[Figure scripts]
****************************************

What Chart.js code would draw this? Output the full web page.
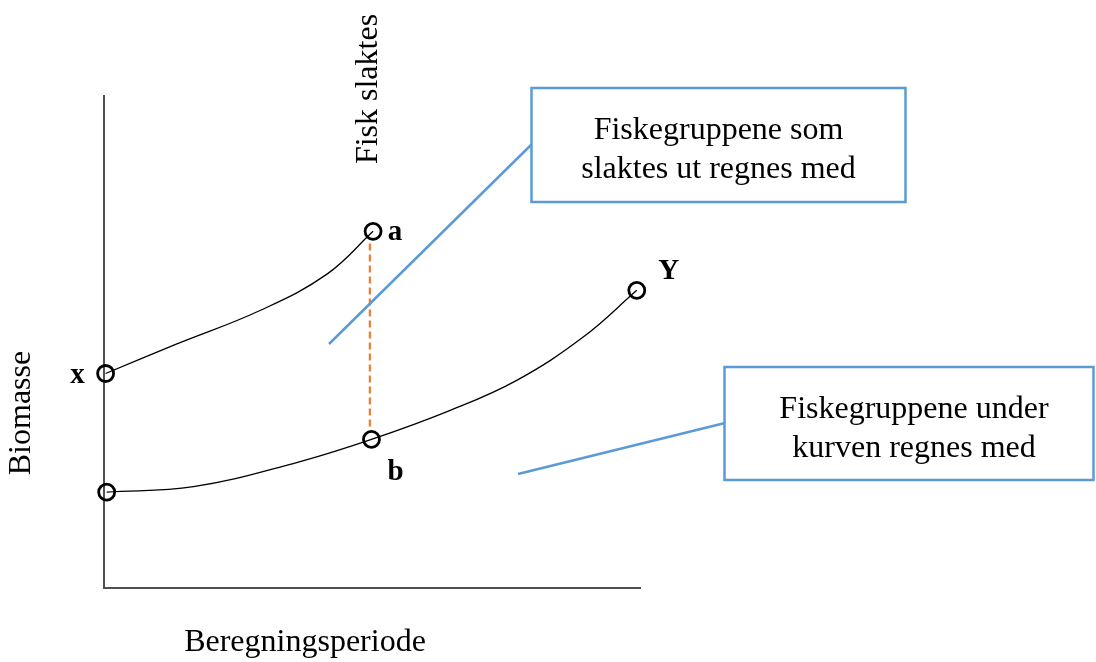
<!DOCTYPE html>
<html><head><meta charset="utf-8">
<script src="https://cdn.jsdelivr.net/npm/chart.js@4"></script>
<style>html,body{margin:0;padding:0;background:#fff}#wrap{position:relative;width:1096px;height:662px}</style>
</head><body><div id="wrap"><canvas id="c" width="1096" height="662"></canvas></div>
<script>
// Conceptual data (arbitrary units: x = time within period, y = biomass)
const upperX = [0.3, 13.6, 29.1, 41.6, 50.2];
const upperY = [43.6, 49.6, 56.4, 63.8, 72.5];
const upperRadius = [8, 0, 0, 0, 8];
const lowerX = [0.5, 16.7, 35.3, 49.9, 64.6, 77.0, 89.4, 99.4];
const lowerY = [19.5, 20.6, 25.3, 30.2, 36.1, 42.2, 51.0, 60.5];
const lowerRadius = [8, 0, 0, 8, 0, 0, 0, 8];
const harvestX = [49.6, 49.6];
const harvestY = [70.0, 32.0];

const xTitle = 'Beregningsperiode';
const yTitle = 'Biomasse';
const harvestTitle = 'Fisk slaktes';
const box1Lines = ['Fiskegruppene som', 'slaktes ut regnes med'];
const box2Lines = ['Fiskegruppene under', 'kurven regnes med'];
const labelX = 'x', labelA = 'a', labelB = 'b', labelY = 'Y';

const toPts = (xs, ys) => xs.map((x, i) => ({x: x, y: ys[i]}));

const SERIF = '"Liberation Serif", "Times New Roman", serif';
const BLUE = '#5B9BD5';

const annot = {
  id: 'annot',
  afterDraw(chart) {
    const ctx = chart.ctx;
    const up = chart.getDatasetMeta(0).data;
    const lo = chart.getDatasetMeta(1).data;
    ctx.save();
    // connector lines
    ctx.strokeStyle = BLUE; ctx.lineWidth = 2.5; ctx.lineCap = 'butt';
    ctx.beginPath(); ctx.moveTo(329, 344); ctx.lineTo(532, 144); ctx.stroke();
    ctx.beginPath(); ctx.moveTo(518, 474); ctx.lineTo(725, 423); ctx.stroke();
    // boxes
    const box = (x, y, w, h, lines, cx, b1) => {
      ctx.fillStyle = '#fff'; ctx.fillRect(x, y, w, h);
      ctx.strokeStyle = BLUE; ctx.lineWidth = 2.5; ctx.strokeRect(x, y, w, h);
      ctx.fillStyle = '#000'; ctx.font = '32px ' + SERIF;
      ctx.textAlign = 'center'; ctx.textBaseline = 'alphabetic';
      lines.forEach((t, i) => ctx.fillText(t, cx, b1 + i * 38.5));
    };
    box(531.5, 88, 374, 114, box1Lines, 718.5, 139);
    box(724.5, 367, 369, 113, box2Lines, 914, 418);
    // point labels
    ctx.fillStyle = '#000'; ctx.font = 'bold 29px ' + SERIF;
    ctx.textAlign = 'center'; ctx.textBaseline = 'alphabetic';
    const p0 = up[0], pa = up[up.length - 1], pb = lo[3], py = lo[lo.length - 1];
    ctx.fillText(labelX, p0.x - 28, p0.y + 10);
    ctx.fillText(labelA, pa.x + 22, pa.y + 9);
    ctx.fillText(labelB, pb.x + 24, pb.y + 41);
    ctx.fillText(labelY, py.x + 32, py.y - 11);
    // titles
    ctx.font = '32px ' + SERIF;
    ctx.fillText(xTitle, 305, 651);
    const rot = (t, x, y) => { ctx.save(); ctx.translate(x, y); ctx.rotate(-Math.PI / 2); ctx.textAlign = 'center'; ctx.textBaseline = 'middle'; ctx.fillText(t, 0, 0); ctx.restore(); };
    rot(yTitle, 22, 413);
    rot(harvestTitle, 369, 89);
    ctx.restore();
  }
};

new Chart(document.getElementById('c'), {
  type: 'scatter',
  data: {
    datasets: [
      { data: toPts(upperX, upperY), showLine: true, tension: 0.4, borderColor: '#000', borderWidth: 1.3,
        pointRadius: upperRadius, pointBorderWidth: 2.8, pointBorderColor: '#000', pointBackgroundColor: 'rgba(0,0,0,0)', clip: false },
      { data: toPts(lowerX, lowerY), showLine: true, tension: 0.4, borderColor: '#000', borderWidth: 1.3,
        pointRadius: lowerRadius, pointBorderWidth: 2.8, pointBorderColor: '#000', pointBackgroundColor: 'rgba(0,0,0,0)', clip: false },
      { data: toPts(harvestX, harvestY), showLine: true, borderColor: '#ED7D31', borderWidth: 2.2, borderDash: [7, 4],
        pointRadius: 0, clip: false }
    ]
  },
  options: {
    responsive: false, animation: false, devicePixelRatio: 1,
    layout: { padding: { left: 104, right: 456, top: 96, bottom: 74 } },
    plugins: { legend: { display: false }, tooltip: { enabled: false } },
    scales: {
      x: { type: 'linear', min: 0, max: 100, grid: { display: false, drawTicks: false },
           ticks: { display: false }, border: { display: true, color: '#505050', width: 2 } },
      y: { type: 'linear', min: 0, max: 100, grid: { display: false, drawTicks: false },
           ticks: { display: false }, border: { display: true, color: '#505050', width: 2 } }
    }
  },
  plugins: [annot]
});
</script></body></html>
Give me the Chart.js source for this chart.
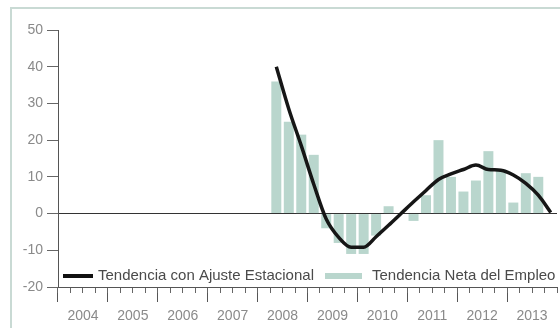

****************************************

* Problem:
Gather up, from the records above, each line where the word "this" appears.

* Completed task:
What Chart.js code would draw this? Output the full web page.
Give me the Chart.js source for this chart.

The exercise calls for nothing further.